Finding Thurso: A Tale of Two Scousers

[As Wavelength celebrates its 40th birthday in 2021, we revisit at some of the more colourful chapters in European surfing history.]

Essential accoutrements for the golden age of surf discovery surely include VW vans, moustaches and open minds. The valiant quest for long, reeling point tubes was mainly undertaken in the 1970’s, the decade that gave the surf world its arguably finest, single fin aesthetic, as well as some of its very best vistas. Before slabs or oncoming sections were things, the holy grail was impossibly stacked, improbably long tapering walls, where nature met – even exceeded – the realms of surfers’ imaginations.

One of Europe’s very finest waves, Thurso East, was no exception. The moustache, VW bus and most importantly, open mind, belonged to none other than Paul ‘The Gill’ Gill.

In mid-70’s, Britain looked very much like a Ken Loach film. Lots of grey, lots of grim, plenty of brown. While over on the North Shore, Bugs, Shaun et al. were about out performing each other in Free Ride, in Britain getting away from it all was still very easy to do. Especially when you drove north.

Gill, a geography and geology student from Liverpool, equipped himself with The Surf Report and ordinance survey maps in his quest for new surf adventures. Having already made a few finds in Wales, he headed to the other North Shore, the one atop the island of Great Britain.

“In late summer 1975, I drove to the far north in a split screen VW camper. The then current UK surf guide had areas marked around Edinburgh, Fraserburgh and the Mull of Kintyre, but I knew there was so much more to go at” says Gill. His search took him along the swell drenched stretch of coast between Cape Wrath and John O’ Groats.

Photo Luke Gartside

Surfing in Scotland was already established, but still very much in its fledging stage. The first Scottish competition, with just six entrants, was held in 1971, and pockets of surfers were found at places like Fraserburgh and Aberdeen. That still left an awful lot of surf, with very few surfers.

“I went round to revisit Thurso and was shocked at the perfection I’d stumbled upon. Double overhead Kirra style tubes were reeling all down the reef to the castle and then another section to the river.”

Unsure his backhand was up to the challenge of 8ft tubes, Gill went to check a more sheltered peak closer to town.

“There was a young fella standing on the sea wall checking it, turned out he was a novice surfer who’d been to Newquay, tried surfing and continued up in his home town, but had nobody to surf with. His name was Jim.” Gill enquired as to other surfers in the area. “You’re the only one who has ever come up here.” reckoned Jim.

Photo Luke Gartside

When Gill pointed out the big reef in front of the castle, now known as Thurso East, Jim replied it too dangerous to surf over there. The following day the swell had dropped enough to entice Gill out “to try my luck.”

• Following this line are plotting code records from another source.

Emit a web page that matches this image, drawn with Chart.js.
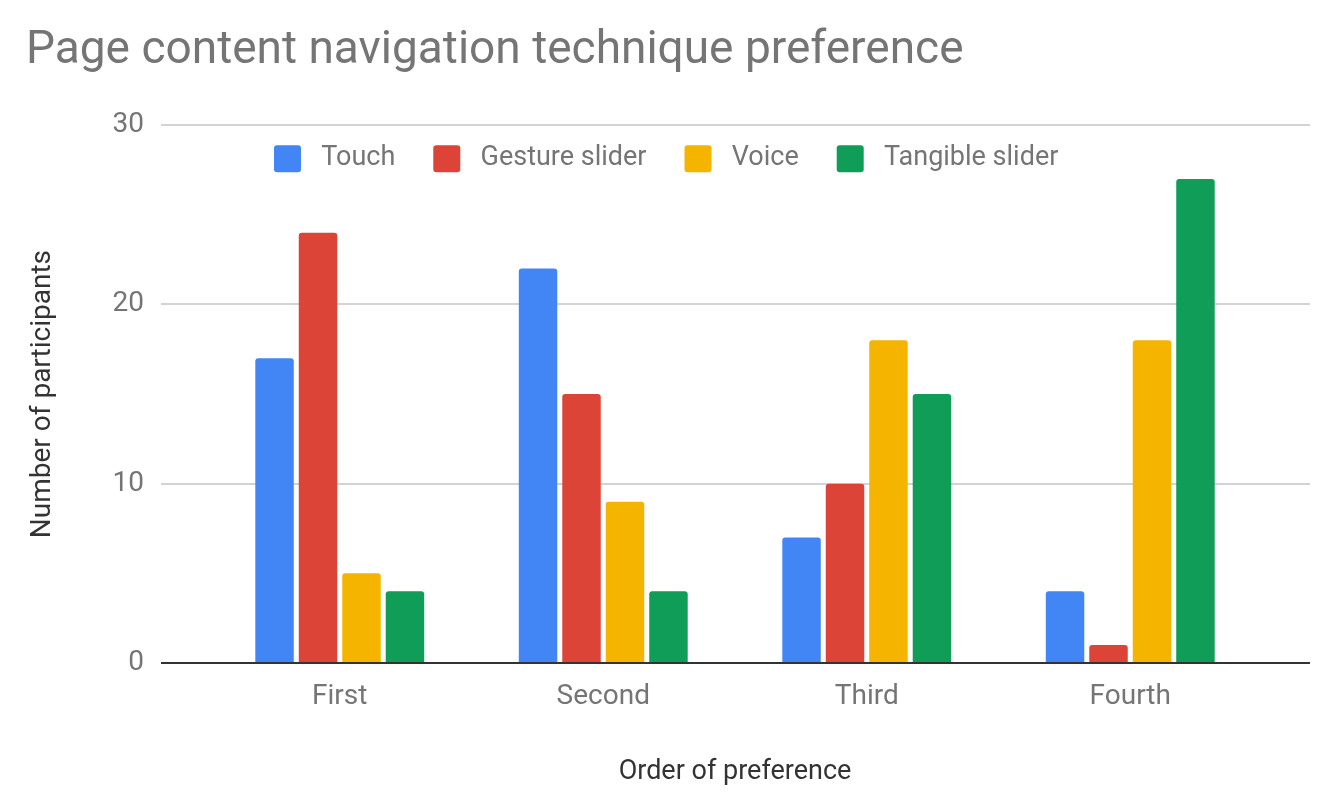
<!DOCTYPE html>
<html>
<head>
<meta charset="utf-8">
<title>Page content navigation technique preference</title>
<script src="https://cdn.jsdelivr.net/npm/chart.js@4/dist/chart.umd.min.js"></script>
<style>
  html, body { margin: 0; padding: 0; background: #ffffff; }
  #wrap { width: 1337px; height: 810px; position: relative; }
</style>
</head>
<body>
<div id="wrap"><canvas id="prefChart"></canvas></div>
<script>
// Data ------------------------------------------------------------------------
const categories = ['First', 'Second', 'Third', 'Fourth'];
const touch = [17, 22, 7, 4];
const gestureSlider = [24, 15, 10, 1];
const voice = [5, 9, 18, 18];
const tangibleSlider = [4, 4, 15, 27];
const yMin = 0;
const yMax = 30;
const yStep = 10;

const greyText = '#757575';
const darkText = '#333333';
const gridColor = (ctx) => (ctx.tick && ctx.tick.value === 0) ? '#333333' : '#d3d3d3';

Chart.defaults.font.family = 'Roboto, "Noto Sans", sans-serif';
Chart.defaults.font.size = 28;
Chart.defaults.color = greyText;

// the legend takes (almost) no room in the layout; this moves it down into the plot
const legendShift = {
    id: 'legendShift',
    afterLayout(chart) {
        const lg = chart.legend;
        if (!lg) return;
        const w = lg.right - lg.left;
        lg.left = chart.chartArea.left + 28;
        lg.right = lg.left + w;
        lg.top = chart.chartArea.top - 18;
        lg.height = 90;
        lg.bottom = lg.top + lg.height;
    }
};

// Bar chart ---------------------------------------------------------------------
const ctx = document.getElementById('prefChart').getContext('2d');
new Chart(ctx, {
    type: 'bar',
    data: {
        labels: categories,
        datasets: [
            { label: 'Touch', data: touch, backgroundColor: '#4285F4' },
            { label: 'Gesture slider', data: gestureSlider, backgroundColor: '#DB4437' },
            { label: 'Voice', data: voice, backgroundColor: '#F4B400' },
            { label: 'Tangible slider', data: tangibleSlider, backgroundColor: '#0F9D58' }
        ]
    },
    options: {
        responsive: true,
        maintainAspectRatio: false,
        animation: false,
        layout: { padding: { left: 26, right: 27, top: 0, bottom: 0 } },
        datasets: {
            bar: {
                categoryPercentage: 0.66,
                barPercentage: 0.885,
                borderRadius: 3,
                borderWidth: 0
            }
        },
        plugins: {
            title: {
                display: true,
                text: 'Page content navigation technique preference',
                align: 'start',
                color: greyText,
                font: { size: 46, weight: 'normal' },
                padding: { top: 24, bottom: 45 }
            },
            legend: {
                position: 'top',
                align: 'start',
                maxHeight: 1,
                labels: {
                    color: greyText,
                    font: { size: 27 },
                    boxWidth: 27,
                    boxHeight: 27,
                    padding: 38,
                    useBorderRadius: true,
                    borderRadius: 3,
                    generateLabels(chart) {
                        const items = Chart.defaults.plugins.legend.labels.generateLabels(chart);
                        items.forEach(it => { it.text = ' ' + it.text; it.lineWidth = 0; });
                        return items;
                    }
                }
            },
            tooltip: { enabled: false }
        },
        scales: {
            x: {
                grid: { display: false, drawTicks: false },
                border: { display: false },
                ticks: { color: greyText, padding: 17 },
                title: {
                    display: true,
                    text: 'Order of preference',
                    color: darkText,
                    font: { size: 27 },
                    padding: { top: 0, bottom: 22 }
                },
                afterFit(scale) { scale.height = 147; }
            },
            y: {
                min: yMin,
                max: yMax,
                ticks: { stepSize: yStep, color: greyText, padding: 17 },
                grid: { color: gridColor, lineWidth: 2, tickLength: 47 },
                border: { display: false },
                title: {
                    display: true,
                    text: 'Number of participants',
                    color: darkText,
                    font: { size: 28 },
                    padding: { top: 0, bottom: 0 }
                },
                afterFit(scale) { scale.width = 182; }
            },
            yRight: {
                type: 'linear',
                position: 'right',
                min: yMin,
                max: yMax,
                ticks: { stepSize: yStep, display: false },
                grid: { color: gridColor, lineWidth: 2, tickLength: 48, drawOnChartArea: false },
                border: { display: false },
                afterFit(scale) { scale.width = 48; }
            }
        }
    },
    plugins: [legendShift]
});
</script>
</body>
</html>
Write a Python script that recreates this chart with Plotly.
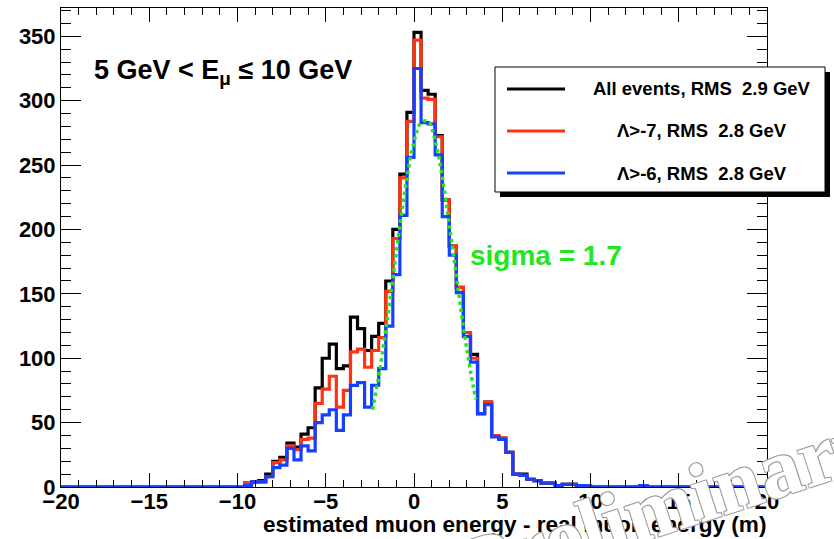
import numpy as np
import plotly.graph_objects as go

# ---------------- data ----------------
x_min, x_max, n_bins = -20.0, 20.0, 100          # histogram binning (0.4 wide bins)
core_first_edge = -10.0                           # lower edge of first listed bin

# counts for bins from -10.0 to +10.0 (lower edges -10.0, -9.6, ..., 9.6)
counts_all = [0, 3, 4, 5, 10, 20, 23, 34, 31, 41,
              46, 77, 100, 111, 92, 94, 132, 123, 106, 117,
              127, 160, 200, 243, 291, 353, 308, 305, 273, 223,
              187, 155, 120, 103, 57, 66, 40, 38, 27, 10,
              10, 6, 5, 3, 3, 1, 2, 2, 1, 1]
counts_lam7 = [0, 3, 4, 4, 8, 19, 21, 32, 29, 37,
               38, 65, 76, 86, 62, 75, 105, 107, 93, 106,
               116, 152, 193, 240, 284, 347, 302, 301, 272, 223,
               187, 155, 120, 100, 57, 66, 40, 38, 27, 10,
               9, 6, 5, 3, 3, 1, 2, 2, 1, 1]
counts_lam6 = [0, 1, 4, 4, 8, 15, 17, 30, 21, 32,
               28, 50, 56, 60, 44, 56, 79, 81, 62, 79,
               92, 125, 165, 211, 256, 325, 283, 282, 258, 210,
               180, 151, 117, 97, 57, 64, 39, 37, 27, 10,
               9, 6, 5, 3, 3, 1, 2, 2, 1, 1]
# isolated entries in the far right tail (lower bin edge -> count)
tail_edges = [12.8, 16.0, 17.6]
tail_all = [1, 1, 1]
tail_lam7 = [1, 1, 1]
tail_lam6 = [1, 1, 0]

# gaussian fit curve
fit_x = [-2.35, -2.0, -1.6, -1.2, -0.8, -0.4, 0.0, 0.4, 0.8, 1.2, 1.6, 2.0, 2.4, 2.8, 3.2, 3.5]
fit_y = [60, 86, 122, 162, 203, 240, 268, 283, 284, 269, 241, 204, 164, 124, 90, 68]

legend_labels = ["All events, RMS \u00a02.9 GeV", "\u039b>-7, RMS \u00a02.8 GeV", "\u039b>-6, RMS \u00a02.8 GeV"]
title_text = "5 GeV < E<sub>\u03bc</sub> \u2264 10 GeV"
fit_text = "sigma = 1.7"
x_title = "estimated muon energy - real muon energy (m)"
watermark = "Preliminary"

colors = ["#000000", "#ff3311", "#1540ff"]
fit_color = "#22e622"

# ---------------- build histograms ----------------
edges = np.linspace(x_min, x_max, n_bins + 1)
width = (x_max - x_min) / n_bins


def full_hist(core, tail):
    h = np.zeros(n_bins)
    i0 = int(round((core_first_edge - x_min) / width))
    h[i0:i0 + len(core)] = core
    for e, c in zip(tail_edges, tail):
        h[int(round((e - x_min) / width))] += c
    return h


hists = [full_hist(counts_all, tail_all),
         full_hist(counts_lam7, tail_lam7),
         full_hist(counts_lam6, tail_lam6)]

fig = go.Figure()
for h, c in zip(hists, colors):
    fig.add_trace(go.Scatter(
        x=edges, y=np.append(h, h[-1]), mode="lines",
        line=dict(shape="hv", color=c, width=3.2),
        hoverinfo="skip", showlegend=False))

fig.add_trace(go.Scatter(
    x=fit_x, y=fit_y, mode="lines",
    line=dict(shape="spline", color=fit_color, width=3.5, dash="dot"),
    hoverinfo="skip", showlegend=False))

# ---------------- layout ----------------
W, H = 834, 539
L, R, T, B = 61, 67, 8, 52
pw, ph = W - L - R, H - T - B


def px(xp):
    return (xp - L) / pw


def py(yp):
    return (H - B - yp) / ph


axis_font = dict(family="Liberation Sans, Arial, sans-serif", size=22, color="#000", weight="bold")

fig.update_layout(
    width=W, height=H,
    margin=dict(l=L, r=R, t=T, b=B, pad=0),
    paper_bgcolor="white", plot_bgcolor="white",
    font=dict(family="Liberation Sans, Arial, sans-serif", color="#000"),
    xaxis=dict(range=[x_min, x_max], dtick=5, tick0=0, ticks="inside", ticklen=14,
               tickwidth=1, tickcolor="#000", showline=True, linecolor="#000",
               linewidth=1, mirror="ticks", showgrid=False, zeroline=False,
               tickfont=axis_font, ticklabelstandoff=-5,
               minor=dict(dtick=1, ticks="inside", ticklen=7, tickcolor="#000", showgrid=False)),
    yaxis=dict(range=[0, 372], dtick=50, tick0=0, ticks="inside", ticklen=20,
               tickwidth=1, tickcolor="#000", showline=True, linecolor="#000",
               linewidth=1, mirror="ticks", showgrid=False, zeroline=False,
               tickfont=axis_font,
               minor=dict(dtick=10, ticks="inside", ticklen=10, tickcolor="#000", showgrid=False)),
)

shapes = []
annots = []

# legend box with shadow
lx0, lx1, ly0, ly1 = 495, 825, 67, 192
shapes.append(dict(type="rect", xref="paper", yref="paper",
                   x0=px(lx0 + 5), x1=px(lx1 + 5), y0=py(ly1 + 5), y1=py(ly0 + 5),
                   fillcolor="#000", line=dict(width=0), layer="above"))
shapes.append(dict(type="rect", xref="paper", yref="paper",
                   x0=px(lx0), x1=px(lx1), y0=py(ly1), y1=py(ly0),
                   fillcolor="white", line=dict(color="#000", width=1), layer="above"))
for k, (lab, c) in enumerate(zip(legend_labels, colors)):
    yy = 89 + 42 * k
    shapes.append(dict(type="line", xref="paper", yref="paper",
                       x0=px(507), x1=px(565), y0=py(yy), y1=py(yy),
                       line=dict(color=c, width=3.2), layer="above"))
    annots.append(dict(xref="paper", yref="paper", x=px(702), y=py(yy),
                       text=lab, showarrow=False, xanchor="center", yanchor="middle",
                       font=dict(size=18.5, color="#000", weight="bold")))

annots.append(dict(xref="paper", yref="paper", x=px(92), y=py(72), text=title_text,
                   showarrow=False, xanchor="left", yanchor="middle",
                   font=dict(size=27, color="#000", weight="bold")))
annots.append(dict(xref="paper", yref="paper", x=px(468), y=py(255), text=fit_text,
                   showarrow=False, xanchor="left", yanchor="middle",
                   font=dict(size=28, color=fit_color, weight="bold")))
annots.append(dict(xref="paper", yref="paper", x=px(261), y=py(524), text=x_title,
                   showarrow=False, xanchor="left", yanchor="middle",
                   font=dict(size=22.6, color="#000", weight="bold")))
annots.append(dict(xref="paper", yref="paper", x=px(668), y=py(503), text=watermark,
                   showarrow=False, xanchor="center", yanchor="middle", textangle=-18,
                   font=dict(family="Liberation Serif, serif", size=84, color="white",
                             weight="bold",
                             shadow="1px 1px 0 #a0a0a0, -1px -1px 0 #a0a0a0, 1px -1px 0 #a0a0a0, -1px 1px 0 #a0a0a0")))

fig.update_layout(shapes=shapes, annotations=annots)
fig.write_html("out.html")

Another intrepid Liverpudlian, Pat Keiran, was in Scotland the following year, 1976, apprehensive about all the reefbreaks, having only ever surfed beaches in Wales and Cornwall. “I hadn’t seen anybody surf it,” he says of perfect reef at Thurso East. So seduced was Keiran by the quality of the wave, he became the first outsider to move to Thurso to surf.

With only a handful of other surfers active in the area, and infrequent visits from surfers from places like Fraserburgh, he spent countless sessions in perfect waves, all on his own.

In 1978, Keiran wrote a letter home to fellow North West Surf Club members in England. And while the noble tradition of letter writing might seem quaint or out of date today, it doesn’t seem nearly as alien to the modern world as the sentiments in young Pat’s message.

“Surfers wanted to share perfect righthand rivermouth break, please come and join me.”